**REQUIRED TASK**:
Reproduce the listing below without changes, except that pictures are left out.

**RECORDED DATA**:
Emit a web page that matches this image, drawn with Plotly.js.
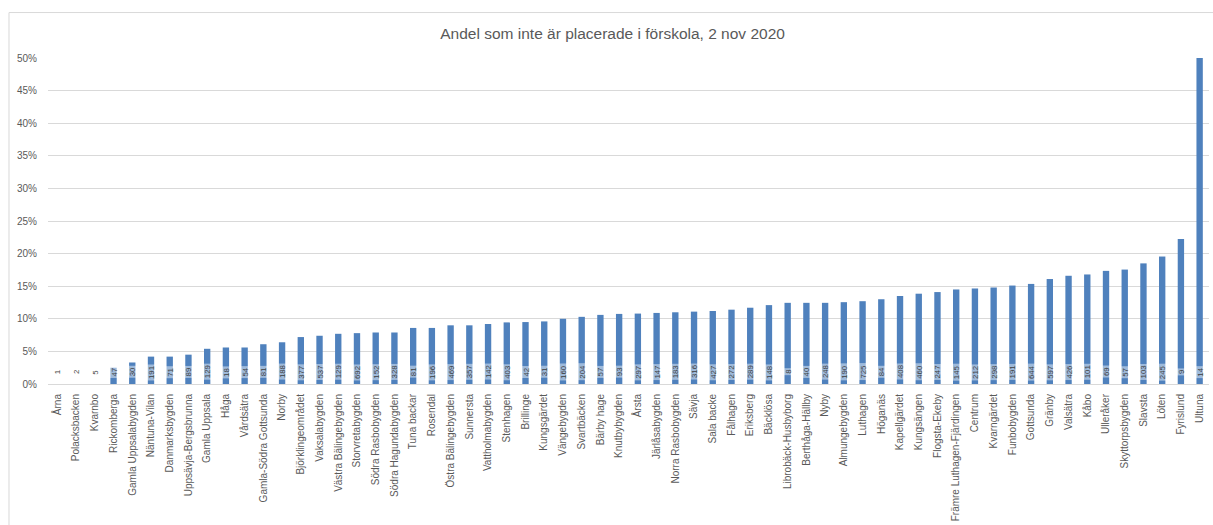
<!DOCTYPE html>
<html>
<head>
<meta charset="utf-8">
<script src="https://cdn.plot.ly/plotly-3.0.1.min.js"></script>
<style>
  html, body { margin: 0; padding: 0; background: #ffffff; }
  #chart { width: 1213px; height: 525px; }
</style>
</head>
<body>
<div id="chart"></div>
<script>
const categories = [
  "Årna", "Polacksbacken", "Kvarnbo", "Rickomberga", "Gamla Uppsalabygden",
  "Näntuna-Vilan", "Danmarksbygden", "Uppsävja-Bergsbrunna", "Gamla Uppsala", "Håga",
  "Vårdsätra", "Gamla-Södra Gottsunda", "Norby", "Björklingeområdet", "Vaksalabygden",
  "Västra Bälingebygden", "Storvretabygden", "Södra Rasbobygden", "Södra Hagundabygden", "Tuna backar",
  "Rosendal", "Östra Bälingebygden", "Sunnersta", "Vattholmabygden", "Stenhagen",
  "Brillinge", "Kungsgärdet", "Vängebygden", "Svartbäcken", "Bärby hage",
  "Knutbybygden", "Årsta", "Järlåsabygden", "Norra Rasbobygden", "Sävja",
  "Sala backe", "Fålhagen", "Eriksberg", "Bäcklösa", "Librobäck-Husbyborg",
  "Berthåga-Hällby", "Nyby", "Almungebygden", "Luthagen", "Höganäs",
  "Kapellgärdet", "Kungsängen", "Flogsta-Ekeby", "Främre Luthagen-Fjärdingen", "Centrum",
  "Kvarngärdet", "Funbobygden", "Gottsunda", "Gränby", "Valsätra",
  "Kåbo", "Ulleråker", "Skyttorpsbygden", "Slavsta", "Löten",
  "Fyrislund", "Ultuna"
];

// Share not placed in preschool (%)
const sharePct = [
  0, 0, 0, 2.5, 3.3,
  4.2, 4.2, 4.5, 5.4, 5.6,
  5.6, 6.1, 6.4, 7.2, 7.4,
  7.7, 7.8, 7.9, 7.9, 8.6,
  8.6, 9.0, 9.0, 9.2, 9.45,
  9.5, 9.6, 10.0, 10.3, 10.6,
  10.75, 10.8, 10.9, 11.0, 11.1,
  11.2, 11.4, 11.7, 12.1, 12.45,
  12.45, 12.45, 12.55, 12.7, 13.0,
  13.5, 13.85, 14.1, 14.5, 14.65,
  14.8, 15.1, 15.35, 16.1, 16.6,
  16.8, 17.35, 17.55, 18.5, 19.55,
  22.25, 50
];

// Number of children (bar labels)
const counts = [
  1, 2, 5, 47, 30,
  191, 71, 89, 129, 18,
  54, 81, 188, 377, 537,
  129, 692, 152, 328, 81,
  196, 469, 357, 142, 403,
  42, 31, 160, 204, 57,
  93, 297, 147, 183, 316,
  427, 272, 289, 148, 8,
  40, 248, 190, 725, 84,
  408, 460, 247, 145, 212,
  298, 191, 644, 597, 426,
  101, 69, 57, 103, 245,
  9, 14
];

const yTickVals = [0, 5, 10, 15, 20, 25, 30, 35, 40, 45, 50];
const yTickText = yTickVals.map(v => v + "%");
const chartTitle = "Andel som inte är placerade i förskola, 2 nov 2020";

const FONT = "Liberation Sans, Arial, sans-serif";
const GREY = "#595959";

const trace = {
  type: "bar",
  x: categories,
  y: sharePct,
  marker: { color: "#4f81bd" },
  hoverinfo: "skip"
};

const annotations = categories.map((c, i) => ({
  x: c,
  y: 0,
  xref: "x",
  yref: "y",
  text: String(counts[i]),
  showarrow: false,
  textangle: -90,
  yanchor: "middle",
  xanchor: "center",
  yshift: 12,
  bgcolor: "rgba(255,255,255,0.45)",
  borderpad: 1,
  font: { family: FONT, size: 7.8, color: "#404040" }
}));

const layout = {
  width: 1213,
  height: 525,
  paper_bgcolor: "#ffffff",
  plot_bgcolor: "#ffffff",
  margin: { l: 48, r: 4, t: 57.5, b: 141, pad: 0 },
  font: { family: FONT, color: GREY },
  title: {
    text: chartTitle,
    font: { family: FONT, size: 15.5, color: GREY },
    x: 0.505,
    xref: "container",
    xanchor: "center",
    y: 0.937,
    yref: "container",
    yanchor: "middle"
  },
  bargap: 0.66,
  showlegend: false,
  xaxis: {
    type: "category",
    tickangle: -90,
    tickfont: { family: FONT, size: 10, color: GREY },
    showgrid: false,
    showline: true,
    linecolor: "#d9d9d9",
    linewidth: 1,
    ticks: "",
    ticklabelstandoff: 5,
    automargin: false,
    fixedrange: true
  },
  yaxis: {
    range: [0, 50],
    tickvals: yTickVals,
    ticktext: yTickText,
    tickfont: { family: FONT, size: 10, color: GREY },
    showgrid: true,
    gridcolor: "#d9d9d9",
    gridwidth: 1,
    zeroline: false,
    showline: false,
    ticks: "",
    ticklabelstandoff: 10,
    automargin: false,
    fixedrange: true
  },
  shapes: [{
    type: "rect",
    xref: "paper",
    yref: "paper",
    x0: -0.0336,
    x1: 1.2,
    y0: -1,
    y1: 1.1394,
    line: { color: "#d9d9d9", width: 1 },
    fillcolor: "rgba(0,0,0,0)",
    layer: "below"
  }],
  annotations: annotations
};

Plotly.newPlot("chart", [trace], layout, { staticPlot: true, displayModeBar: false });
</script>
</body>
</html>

**WORKED ANSWER**:
Emit a web page that matches this image, drawn with Plotly.js.
<!DOCTYPE html>
<html>
<head>
<meta charset="utf-8">
<script src="https://cdn.plot.ly/plotly-3.0.1.min.js"></script>
<style>
  html, body { margin: 0; padding: 0; background: #ffffff; }
  #chart { width: 1213px; height: 525px; }
</style>
</head>
<body>
<div id="chart"></div>
<script>
const categories = [
  "Årna", "Polacksbacken", "Kvarnbo", "Rickomberga", "Gamla Uppsalabygden",
  "Näntuna-Vilan", "Danmarksbygden", "Uppsävja-Bergsbrunna", "Gamla Uppsala", "Håga",
  "Vårdsätra", "Gamla-Södra Gottsunda", "Norby", "Björklingeområdet", "Vaksalabygden",
  "Västra Bälingebygden", "Storvretabygden", "Södra Rasbobygden", "Södra Hagundabygden", "Tuna backar",
  "Rosendal", "Östra Bälingebygden", "Sunnersta", "Vattholmabygden", "Stenhagen",
  "Brillinge", "Kungsgärdet", "Vängebygden", "Svartbäcken", "Bärby hage",
  "Knutbybygden", "Årsta", "Järlåsabygden", "Norra Rasbobygden", "Sävja",
  "Sala backe", "Fålhagen", "Eriksberg", "Bäcklösa", "Librobäck-Husbyborg",
  "Berthåga-Hällby", "Nyby", "Almungebygden", "Luthagen", "Höganäs",
  "Kapellgärdet", "Kungsängen", "Flogsta-Ekeby", "Främre Luthagen-Fjärdingen", "Centrum",
  "Kvarngärdet", "Funbobygden", "Gottsunda", "Gränby", "Valsätra",
  "Kåbo", "Ulleråker", "Skyttorpsbygden", "Slavsta", "Löten",
  "Fyrislund", "Ultuna"
];

// Share not placed in preschool (%)
const sharePct = [
  0, 0, 0, 2.5, 3.3,
  4.2, 4.2, 4.5, 5.4, 5.6,
  5.6, 6.1, 6.4, 7.2, 7.4,
  7.7, 7.8, 7.9, 7.9, 8.6,
  8.6, 9.0, 9.0, 9.2, 9.45,
  9.5, 9.6, 10.0, 10.3, 10.6,
  10.75, 10.8, 10.9, 11.0, 11.1,
  11.2, 11.4, 11.7, 12.1, 12.45,
  12.45, 12.45, 12.55, 12.7, 13.0,
  13.5, 13.85, 14.1, 14.5, 14.65,
  14.8, 15.1, 15.35, 16.1, 16.6,
  16.8, 17.35, 17.55, 18.5, 19.55,
  22.25, 50
];

// Number of children (bar labels)
const counts = [
  1, 2, 5, 47, 30,
  191, 71, 89, 129, 18,
  54, 81, 188, 377, 537,
  129, 692, 152, 328, 81,
  196, 469, 357, 142, 403,
  42, 31, 160, 204, 57,
  93, 297, 147, 183, 316,
  427, 272, 289, 148, 8,
  40, 248, 190, 725, 84,
  408, 460, 247, 145, 212,
  298, 191, 644, 597, 426,
  101, 69, 57, 103, 245,
  9, 14
];

const yTickVals = [0, 5, 10, 15, 20, 25, 30, 35, 40, 45, 50];
const yTickText = yTickVals.map(v => v + "%");
const chartTitle = "Andel som inte är placerade i förskola, 2 nov 2020";

const FONT = "Liberation Sans, Arial, sans-serif";
const GREY = "#595959";

const trace = {
  type: "bar",
  x: categories,
  y: sharePct,
  marker: { color: "#4f81bd" },
  hoverinfo: "skip"
};

const annotations = categories.map((c, i) => ({
  x: c,
  y: 0,
  xref: "x",
  yref: "y",
  text: String(counts[i]),
  showarrow: false,
  textangle: -90,
  yanchor: "middle",
  xanchor: "center",
  yshift: 12,
  bgcolor: "rgba(255,255,255,0.45)",
  borderpad: 1,
  font: { family: FONT, size: 7.8, color: "#404040" }
}));

const layout = {
  width: 1213,
  height: 525,
  paper_bgcolor: "#ffffff",
  plot_bgcolor: "#ffffff",
  margin: { l: 48, r: 4, t: 57.5, b: 141, pad: 0 },
  font: { family: FONT, color: GREY },
  title: {
    text: chartTitle,
    font: { family: FONT, size: 15.5, color: GREY },
    x: 0.505,
    xref: "container",
    xanchor: "center",
    y: 0.937,
    yref: "container",
    yanchor: "middle"
  },
  bargap: 0.66,
  showlegend: false,
  xaxis: {
    type: "category",
    tickangle: -90,
    tickfont: { family: FONT, size: 10, color: GREY },
    showgrid: false,
    showline: true,
    linecolor: "#d9d9d9",
    linewidth: 1,
    ticks: "",
    ticklabelstandoff: 5,
    automargin: false,
    fixedrange: true
  },
  yaxis: {
    range: [0, 50],
    tickvals: yTickVals,
    ticktext: yTickText,
    tickfont: { family: FONT, size: 10, color: GREY },
    showgrid: true,
    gridcolor: "#d9d9d9",
    gridwidth: 1,
    zeroline: false,
    showline: false,
    ticks: "",
    ticklabelstandoff: 10,
    automargin: false,
    fixedrange: true
  },
  shapes: [{
    type: "rect",
    xref: "paper",
    yref: "paper",
    x0: -0.0336,
    x1: 1.2,
    y0: -1,
    y1: 1.1394,
    line: { color: "#d9d9d9", width: 1 },
    fillcolor: "rgba(0,0,0,0)",
    layer: "below"
  }],
  annotations: annotations
};

Plotly.newPlot("chart", [trace], layout, { staticPlot: true, displayModeBar: false });
</script>
</body>
</html>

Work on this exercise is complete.